Jacques II était retourné au catholicisme et prétendait élever dans cette confession son fils tard venu, le prince de Galles. Ses deux filles, Marie mariée à Guillaume d’Orange et Anne étaient protestantes. En 1688 Guillaume et Marie appelés par le vœu tacite de la majorité du pays débarquèrent en Angleterre tandis que Jacques II se réfugiait en France. Alors fut conclu entre la nation et les nouveaux souverains un pacte que leurs successeurs n’ont jamais cessé d’observer et par lequel étaient garantis : la liberté individuelle, le vote de l’impôt, la liberté électorale, le contrôle permanent du parlement. La succession protestante était assurée, les catholiques exilés des emplois. Une ère nouvelle commençait pour l’Angleterre. On pourrait l’appeler l’ère du balancier. Sous le règne de la reine Anne (1702-1714) qui succéda à sa sœur et à son beau-frère, ces principes se consolidèrent.
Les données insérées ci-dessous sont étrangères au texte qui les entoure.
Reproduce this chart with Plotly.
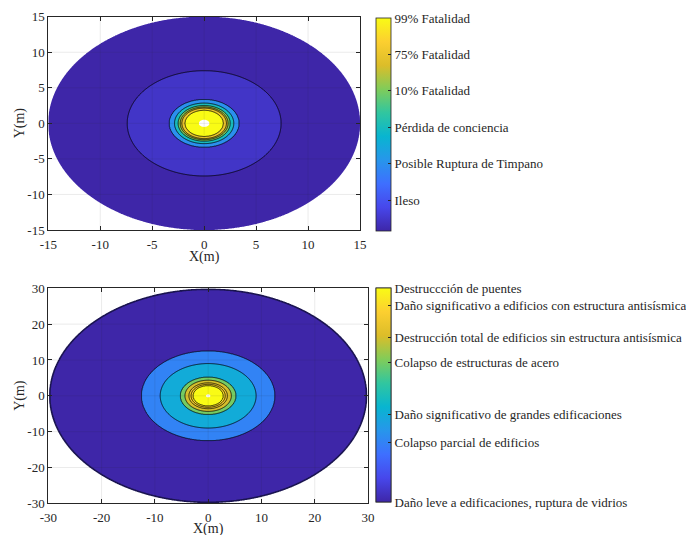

Il fut désormais acquis que la guerre ne devait pas être conduite au-delà des frontières de l’intérêt, que les discussions religieuses ne devaient pas dépasser les limites de la tranquillité publique, que l’alternance des partis whig et tory[1] assurerait le jeu raisonnable de la constitution

  1. Le mot whig semble une abréviation écossaise appliquée en 1648, à des hommes qui avaient manifesté à Édimbourg contre le pouvoir royal ; d’usage courant après 1680, il servit à désigner les partisans des droits populaires et fut opposé dès lors à tory, terme injurieux d’origine irlandaise, dont on affubla certains royalistes et, par extension ultérieure, les conservateurs.